» **Records for the task**
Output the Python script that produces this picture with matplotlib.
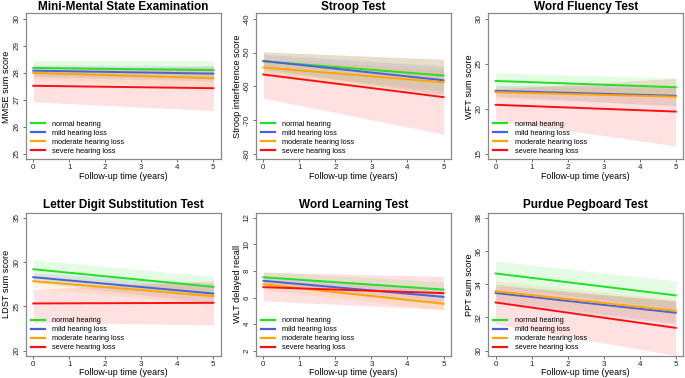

--

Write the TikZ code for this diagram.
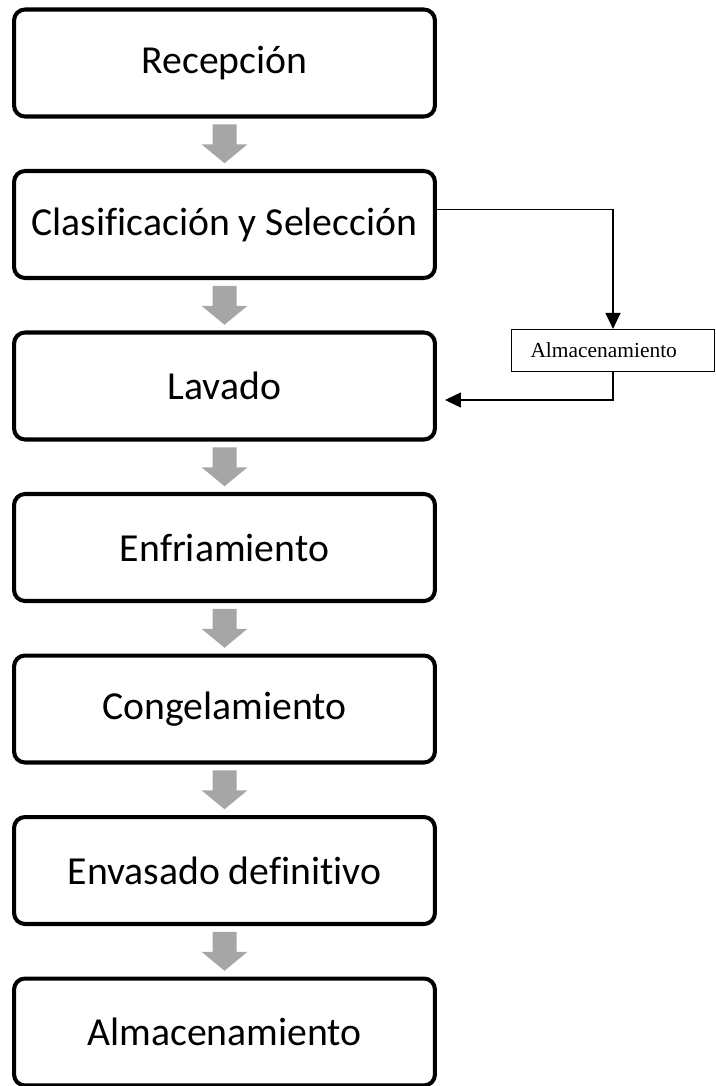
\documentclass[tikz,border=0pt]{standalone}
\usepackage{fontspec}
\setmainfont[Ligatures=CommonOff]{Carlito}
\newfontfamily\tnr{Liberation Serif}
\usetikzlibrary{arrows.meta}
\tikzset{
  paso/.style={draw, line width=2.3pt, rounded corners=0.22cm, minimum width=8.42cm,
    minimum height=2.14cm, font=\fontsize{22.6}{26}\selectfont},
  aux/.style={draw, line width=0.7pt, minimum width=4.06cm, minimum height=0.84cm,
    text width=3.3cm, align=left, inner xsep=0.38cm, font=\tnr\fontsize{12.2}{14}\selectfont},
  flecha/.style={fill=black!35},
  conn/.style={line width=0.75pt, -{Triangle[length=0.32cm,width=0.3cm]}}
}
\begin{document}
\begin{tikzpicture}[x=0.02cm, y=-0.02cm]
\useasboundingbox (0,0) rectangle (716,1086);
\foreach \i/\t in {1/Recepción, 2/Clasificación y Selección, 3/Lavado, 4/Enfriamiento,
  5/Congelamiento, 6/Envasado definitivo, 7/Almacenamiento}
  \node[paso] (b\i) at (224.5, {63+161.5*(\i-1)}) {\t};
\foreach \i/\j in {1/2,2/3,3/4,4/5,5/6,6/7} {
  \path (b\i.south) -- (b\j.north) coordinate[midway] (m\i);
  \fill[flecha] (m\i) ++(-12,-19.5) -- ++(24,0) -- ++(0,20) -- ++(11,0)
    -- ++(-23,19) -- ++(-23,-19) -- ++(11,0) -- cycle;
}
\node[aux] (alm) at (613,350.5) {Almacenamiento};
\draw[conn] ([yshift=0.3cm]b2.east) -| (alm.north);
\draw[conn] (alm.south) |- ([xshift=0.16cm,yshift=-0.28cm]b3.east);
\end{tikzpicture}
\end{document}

» **Stated problem**
Pull every line containing the word "this" out of the material.

» **Task output**
Output the Python script that produces this picture with matplotlib.
Write the TikZ code for this diagram.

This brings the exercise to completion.